If this movie had been about an hour shorter it could’ve entered so-bad-it’s-good territory, but its nearly two-and-a-half hour runtime turned it into an absolute slog to sit through. The dialogue, which could mostly have been written by little kids, and which is voice acted with aggressively thorough conviction and passion, is unintentionally hilarious, and I could not believe I was the only person in the theater laughing at the delivery of at least a good handful of the lines. I would love to see a script of this movie or footage of the voice actors in the studio; both would have me doubled over. They should’ve left out human characters completely and just let it be what it should’ve been – a knowingly ridiculous story that focuses on purely monkey business. Instead, we get a bland and forgettable human sidekick character whose motivations are confusing (she’s working with a group of monkeys whose goal is essentially to bring equality to monkeys, to fight against the larger monkey species because she wants humans to be as powerful as they once were), and also William H. Macy, for practically zero reason. Usually when people say, “Why were they in this?” about an actor in a movie, there’s at least some sort of plot-related explanation, but he is in this for absolutely no reason at all and does nothing for the story. Any opportunity for interesting human-to-human interaction between him and the girl is wasted.

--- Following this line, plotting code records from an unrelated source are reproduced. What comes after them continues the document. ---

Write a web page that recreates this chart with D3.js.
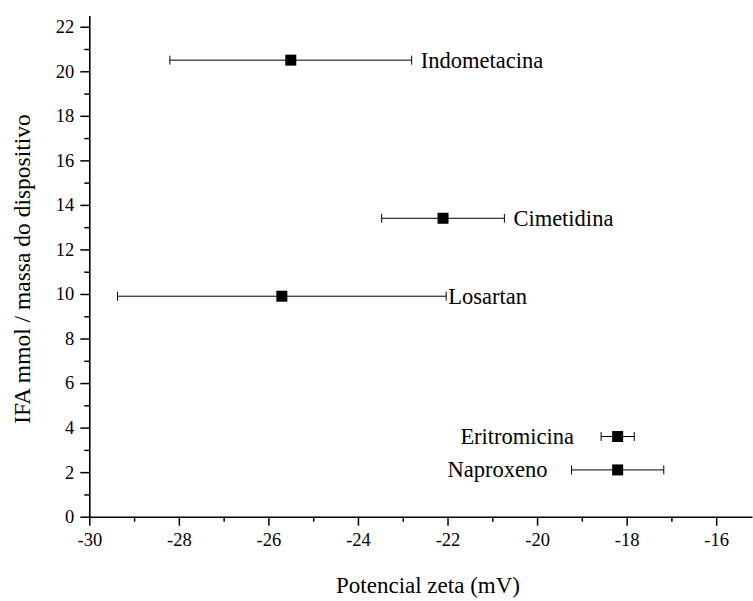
<!DOCTYPE html>
<html>
<head>
<meta charset="utf-8">
<script src="https://cdn.jsdelivr.net/npm/d3@7"></script>
<style>
  html, body { margin: 0; padding: 0; background: #fff; }
  svg { display: block; }
</style>
</head>
<body>
<svg id="chart" width="753" height="601"></svg>
<script>
// Drug names, zeta potential (mV) with its deviation, and IFA amount per device mass
const drugs = ["Indometacina", "Cimetidina", "Losartan", "Eritromicina", "Naproxeno"];
const zeta = [-25.5, -22.1, -25.7, -18.2, -18.2];
const zetaErr = [2.7, 1.37, 3.67, 0.37, 1.03];
const ifa = [20.5, 13.4, 9.9, 3.6, 2.1];
const labelSide = ["right", "right", "right", "left", "left"];

const xTicks = [-30, -28, -26, -24, -22, -20, -18, -16];
const yTicks = [0, 2, 4, 6, 8, 10, 12, 14, 16, 18, 20, 22];

const FONT = "Liberation Serif, DejaVu Serif, serif";

const svg = d3.select("#chart");
const plotLeft = 89.3, plotRight = 752, plotTop = 15.6, plotBottom = 516.7;

const x = d3.scaleLinear().domain([-30, -15.2]).range([plotLeft, plotRight]);
const y = d3.scaleLinear().domain([0, 22.5]).range([plotBottom, plotTop]);

// Minor ticks
const xMinor = d3.range(-29, -15.2, 2);
const yMinor = d3.range(1, 22.5, 2);

const gx = svg.append("g").attr("transform", `translate(0,${plotBottom})`);
gx.call(d3.axisBottom(x).tickValues(xMinor).tickSize(5).tickFormat(""));
gx.call(g => g.select(".domain").remove());
const gx2 = svg.append("g").attr("transform", `translate(0,${plotBottom})`)
  .call(d3.axisBottom(x).tickValues(xTicks).tickSize(9).tickSizeOuter(0).tickPadding(7).tickFormat(d => String(d)));

const gy = svg.append("g").attr("transform", `translate(${plotLeft},0)`);
gy.call(d3.axisLeft(y).tickValues(yMinor).tickSize(5).tickFormat(""));
gy.call(g => g.select(".domain").remove());
const gy2 = svg.append("g").attr("transform", `translate(${plotLeft},0)`)
  .call(d3.axisLeft(y).tickValues(yTicks).tickSize(9).tickSizeOuter(0).tickPadding(6).tickFormat(d => String(d)));

[gx, gx2, gy, gy2].forEach(g => g.attr("font-family", FONT).attr("font-size", 18.5));
svg.selectAll(".tick line").attr("stroke", "#000").attr("stroke-width", 1.5);
svg.selectAll(".domain").attr("stroke", "#000").attr("stroke-width", 1.6);
svg.selectAll(".tick text").attr("fill", "#000");

// Axis titles
svg.append("text")
  .attr("x", 428).attr("y", 593)
  .attr("text-anchor", "middle")
  .attr("font-family", FONT).attr("font-size", 23)
  .text("Potencial zeta (mV)");

svg.append("text")
  .attr("transform", "translate(30,269) rotate(-90)")
  .attr("text-anchor", "middle")
  .attr("font-family", FONT).attr("font-size", 23.5)
  .text("IFA mmol / massa do dispositivo");

// Error bars and points
const rows = drugs.map((d, i) => ({ name: d, x: zeta[i], e: zetaErr[i], y: ifa[i], side: labelSide[i] }));
const pts = svg.append("g").selectAll("g").data(rows).join("g");

pts.append("line")
  .attr("x1", d => x(d.x - d.e)).attr("x2", d => x(d.x + d.e))
  .attr("y1", d => y(d.y)).attr("y2", d => y(d.y))
  .attr("stroke", "#000").attr("stroke-width", 1);
pts.append("line")
  .attr("x1", d => x(d.x - d.e)).attr("x2", d => x(d.x - d.e))
  .attr("y1", d => y(d.y) - 4.5).attr("y2", d => y(d.y) + 4.5)
  .attr("stroke", "#000").attr("stroke-width", 1);
pts.append("line")
  .attr("x1", d => x(d.x + d.e)).attr("x2", d => x(d.x + d.e))
  .attr("y1", d => y(d.y) - 4.5).attr("y2", d => y(d.y) + 4.5)
  .attr("stroke", "#000").attr("stroke-width", 1);
pts.append("rect")
  .attr("x", d => x(d.x) - 5.5).attr("y", d => y(d.y) - 5.5)
  .attr("width", 11).attr("height", 11)
  .attr("fill", "#000");

// Drug names beside their error bars
const gapRight = { "Indometacina": 9, "Cimetidina": 9, "Losartan": 2 };
const gapLeft = { "Eritromicina": 27, "Naproxeno": 24 };
pts.append("text")
  .attr("x", d => d.side === "right" ? x(d.x + d.e) + gapRight[d.name] : x(d.x - d.e) - gapLeft[d.name])
  .attr("y", d => y(d.y) + 7.5)
  .attr("text-anchor", d => d.side === "right" ? "start" : "end")
  .attr("font-family", FONT).attr("font-size", 22.5)
  .text(d => d.name);
</script>
</body>
</html>
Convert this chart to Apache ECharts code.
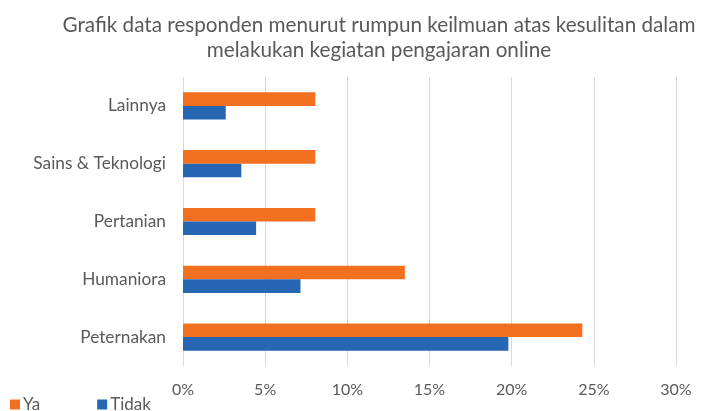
<!DOCTYPE html>
<html>
<head>
<meta charset="utf-8">
<script src="https://cdn.jsdelivr.net/npm/echarts@6/dist/echarts.min.js"></script>
<style>
  html, body { margin: 0; padding: 0; background: #fff; }
  #chart { width: 704px; height: 411px; }
</style>
</head>
<body>
<div id="chart"></div>
<script>
// bottom to top, as the category axis draws them
var categories = ['Peternakan', 'Humaniora', 'Pertanian', 'Sains & Teknologi', 'Lainnya'];
var yaValues = [24.3, 13.5, 8.05, 8.05, 8.05];
var tidakValues = [19.8, 7.15, 4.45, 3.55, 2.6];

var textColor = '#595959';
var chart = echarts.init(document.getElementById('chart'));

var option = {
  backgroundColor: '#fff',
  animation: false,
  title: {
    text: 'Grafik data responden menurut rumpun keilmuan atas kesulitan dalam\nmelakukan kegiatan pengajaran online',
    left: 374,
    top: 8,
    textAlign: 'center',
    textStyle: {
      fontFamily: 'Lato',
      fontSize: 20.7,
      fontWeight: 'normal',
      color: textColor,
      lineHeight: 25
    }
  },
  legend: {
    data: ['Ya', 'Tidak'],
    left: 10,
    top: 396,
    padding: 0,
    itemWidth: 10,
    itemHeight: 10,
    itemGap: 57,
    icon: 'rect',
    textStyle: { fontFamily: 'Lato', fontSize: 17, color: textColor, padding: [0, 0, 0, -2] }
  },
  grid: { left: 183, right: 28, top: 77, bottom: 45 },
  xAxis: {
    type: 'value',
    min: 0,
    max: 30,
    interval: 5,
    axisLine: { show: false },
    axisTick: { show: false },
    splitLine: { lineStyle: { color: '#d9d9d9', width: 1 } },
    axisLabel: {
      formatter: '{value}%',
      fontFamily: 'Lato',
      fontSize: 16,
      color: textColor,
      margin: 16
    }
  },
  yAxis: {
    type: 'category',
    data: categories,
    axisLine: { show: false },
    axisTick: { show: false },
    axisLabel: {
      fontFamily: 'Lato',
      fontSize: 17.3,
      color: textColor,
      margin: 17
    }
  },
  series: [
    {
      name: 'Ya',
      type: 'bar',
      data: yaValues,
      itemStyle: { color: '#f37021' },
      barGap: '0%',
      barCategoryGap: '53%'
    },
    {
      name: 'Tidak',
      type: 'bar',
      data: tidakValues,
      itemStyle: { color: '#2766b2' },
      barGap: '0%',
      barCategoryGap: '53%'
    }
  ]
};

chart.setOption(option);
window.addEventListener('resize', function () {
  chart.resize();
});
</script>
</body>
</html>
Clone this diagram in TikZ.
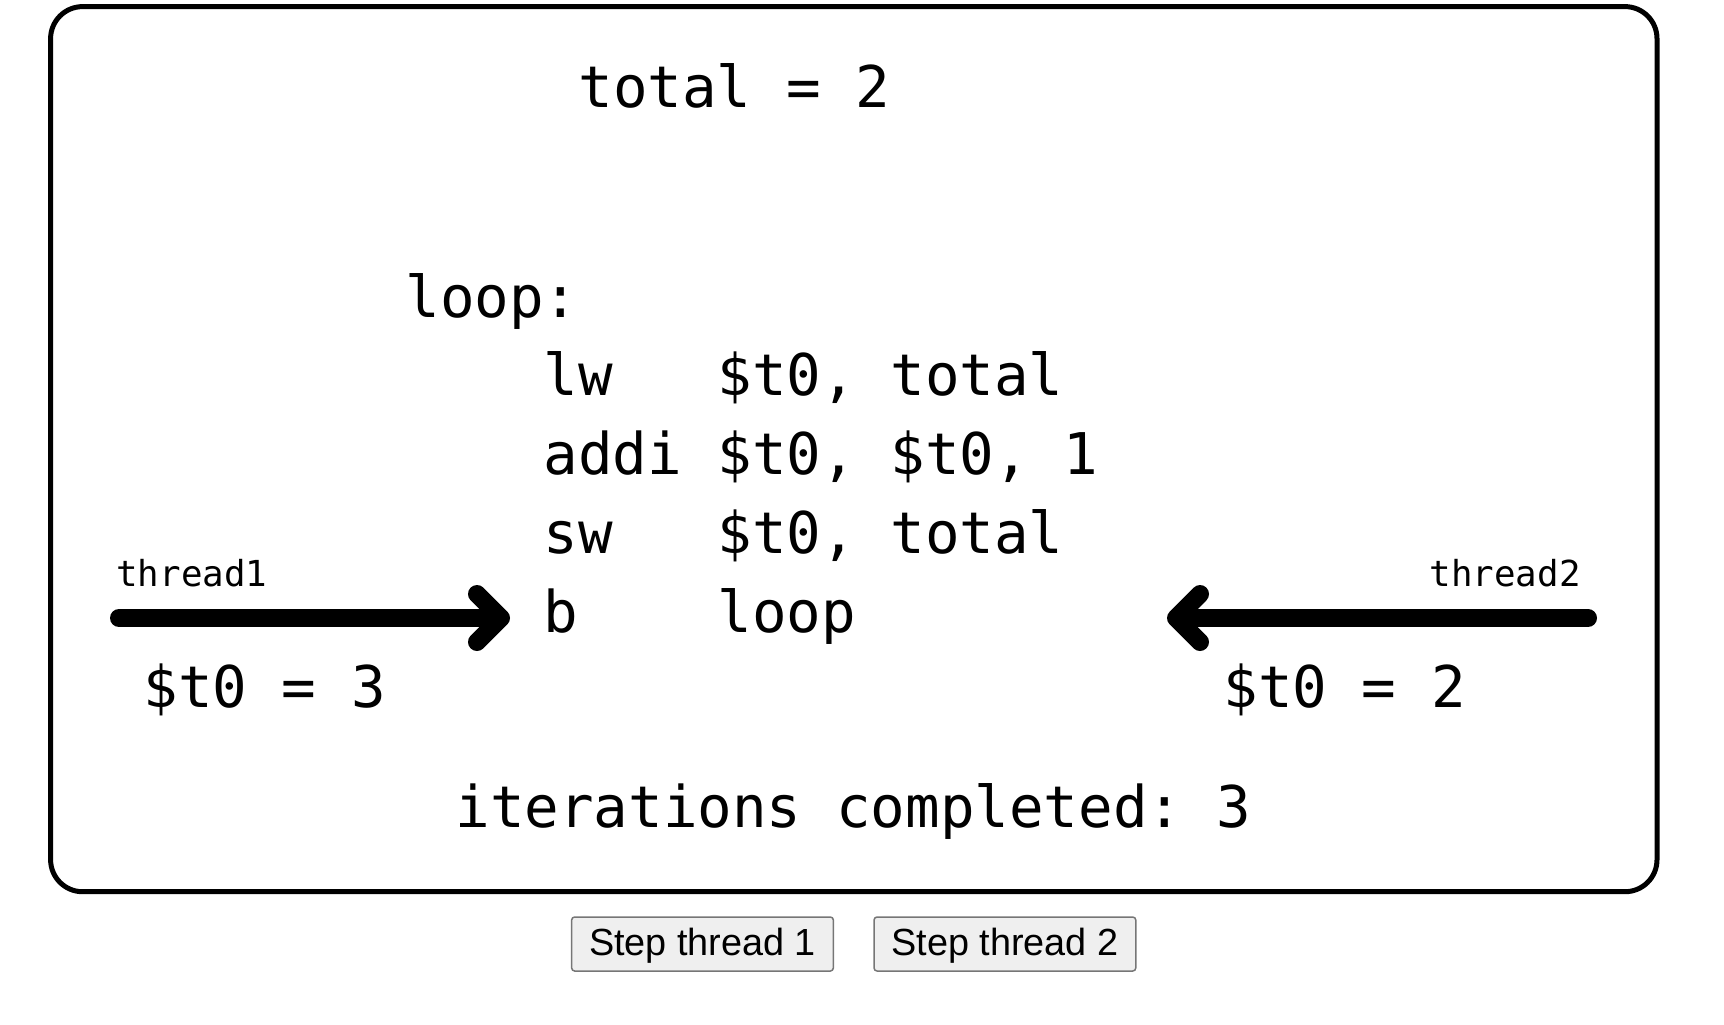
\documentclass[tikz,border=0pt]{standalone}
\usepackage{fontspec}
\setmainfont{Liberation Sans}
\setmonofont{DejaVu Sans Mono}
\usetikzlibrary{arrows.meta}

\definecolor{ButtonFill}{HTML}{EFEFEF}
\definecolor{ButtonBorder}{HTML}{767676}

\begin{document}
\begin{tikzpicture}[x=0.5pt, y=-0.5pt]
\useasboundingbox (0,0) rectangle (1724,1024);

\coordinate (T1_tail) at (119, 618);
\coordinate (T1_head) at (510, 618);
\coordinate (T2_tail) at (1588, 618);
\coordinate (T2_head) at (1167, 618);


\tikzset{FrameStyle/.style = {line width=2.5pt, rounded corners=16pt} }

\draw[FrameStyle] (50.6, 6.6) rectangle (1657, 891.7);


\tikzset{CodeStyle/.style = {
 anchor = base west,
 inner sep = 0pt,
 font = \ttfamily\fontsize{28.75pt}{34pt}\selectfont} }
\tikzset{NameStyle/.style = {
 anchor = base west,
 inner sep = 0pt,
 font = \ttfamily\fontsize{17.9pt}{21pt}\selectfont} }

\node[CodeStyle] (Total) at (578, 107) {total = 2};

\node[CodeStyle] (Loop) at (405, 317) {loop:};
\node[CodeStyle] (Op1) at (543, 395) {lw};
\node[CodeStyle] (Arg1) at (717, 395) {\$t0, total};
\node[CodeStyle] (Op2) at (543, 474) {addi};
\node[CodeStyle] (Arg2) at (717, 474) {\$t0, \$t0, 1};
\node[CodeStyle] (Op3) at (543, 553) {sw};
\node[CodeStyle] (Arg3) at (717, 553) {\$t0, total};
\node[CodeStyle] (Op4) at (543, 632) {b};
\node[CodeStyle] (Arg4) at (717, 632) {loop};

\node[NameStyle] (Name1) at (116, 586) {thread1};
\node[NameStyle, anchor=base east] (Name2) at (1581, 586) {thread2};
\node[CodeStyle] (Reg1) at (143, 707) {\$t0 = 3};
\node[CodeStyle] (Reg2) at (1223, 707) {\$t0 = 2};

\node[CodeStyle] (Iter) at (455, 827) {iterations completed: 3};


\tikzset{ArrowStyle/.style = {
 line width = 9pt,
 line cap = round,
 -{Straight Barb[length=12pt, width=24pt, round]}} }

\draw[ArrowStyle] (T1_tail) -- (T1_head);
\draw[ArrowStyle] (T2_tail) -- (T2_head);


\tikzset{ButtonStyle/.style = {
 draw = ButtonBorder,
 fill = ButtonFill,
 line width = 0.75pt,
 rounded corners = 1.5pt,
 minimum width = 130.85pt,
 minimum height = 27pt,
 inner sep = 0pt,
 text height = 14pt,
 text depth = 3pt,
 font = \fontsize{18.9pt}{23pt}\selectfont} }

\node[ButtonStyle] (Step1) at (702.5, 944) {Step thread 1};
\node[ButtonStyle] (Step2) at (1004.9, 944) {Step thread 2};

\end{tikzpicture}
\end{document}
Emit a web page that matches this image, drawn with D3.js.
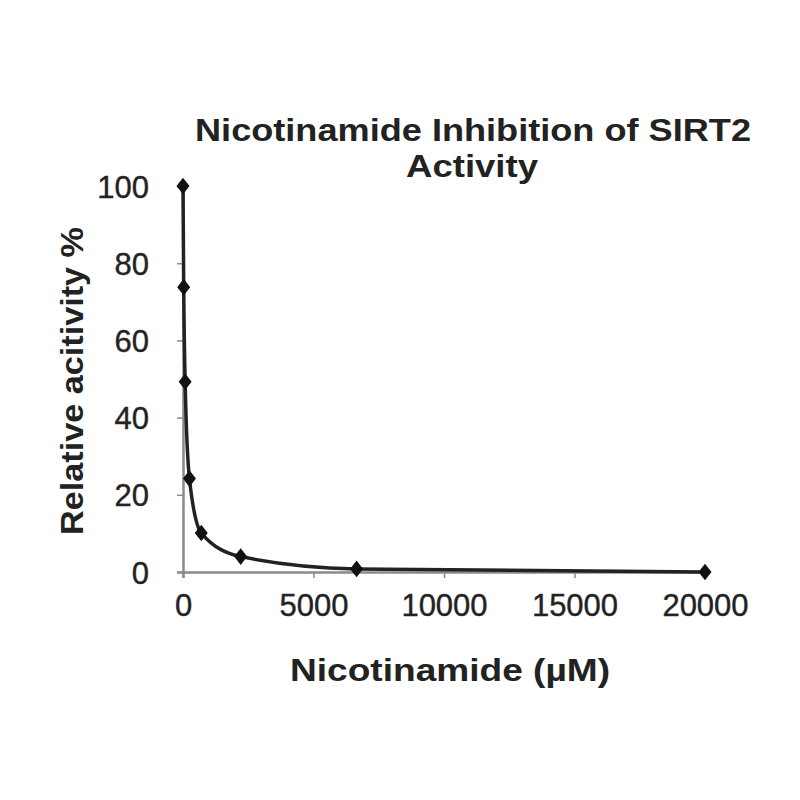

Unfortunately, this movie is not especially entertaining, either. It takes itself far too seriously for a movie about talking apes and forgets to actually have fun with its subject matter. This is a film that attempts to be a truly dramatic journey, but many people will flock to see it for monkey action. I have no idea what the message of this movie was supposed to be, but of course they had to throw in some ham-fisted anti-human segment at the very end even though humans weren’t the antagonists of the movie at all. After a dreadfully long film where monkeys are fighting other monkeys, why is the monkey main character acting like this is all the human character’s fault? Get it together. This makes no sense, and if this is an allegory, then it falls flat. Kingdom of the Planet of the Apes should’ve lived up to its title and been a cool movie about monkeys just completely wilding out, but that’s hardly what this is; instead, we get a confusing mess of a CGI dump (shoutout to the work the animators did, but watching a “live action” movie of almost entirely CGI feels lame to me) that couldn’t pace itself if its life depended on it. I don’t want to just bash this movie, but the only real appeal that I can see is laughing at it. It could’ve been flamboyantly stupid and awesome like Godzilla v Kong or something of that nature, but it’s simply too boring and self-serious for that.
It might be possible that the fact that audiences are so eager to watch this movie about monkeys fighting each other means something about where we are right now as a culture. I don’t mean to sound cynical, but this isn’t even a cool action picture; this is just a movie where apes make noises and jump around. Maybe all we need is to immerse ourselves in the world of the monkey and revel in a film composed mostly of genuine ooh-ooh ah-ah dialogue. Maybe everyone’s brain is too fried to not love this type of stuff, but I’m not impressed personally. This feels like a movie that would be made by literal monkeys, telling stories of their own culture and perspectives. Perhaps our enjoyment of this is a signal that we should all reject whatever the current culture is and return to monkey times because Kingdom of the Planet of the Apes feels like a movie made by monkeys for monkeys and everybody is just eating it up.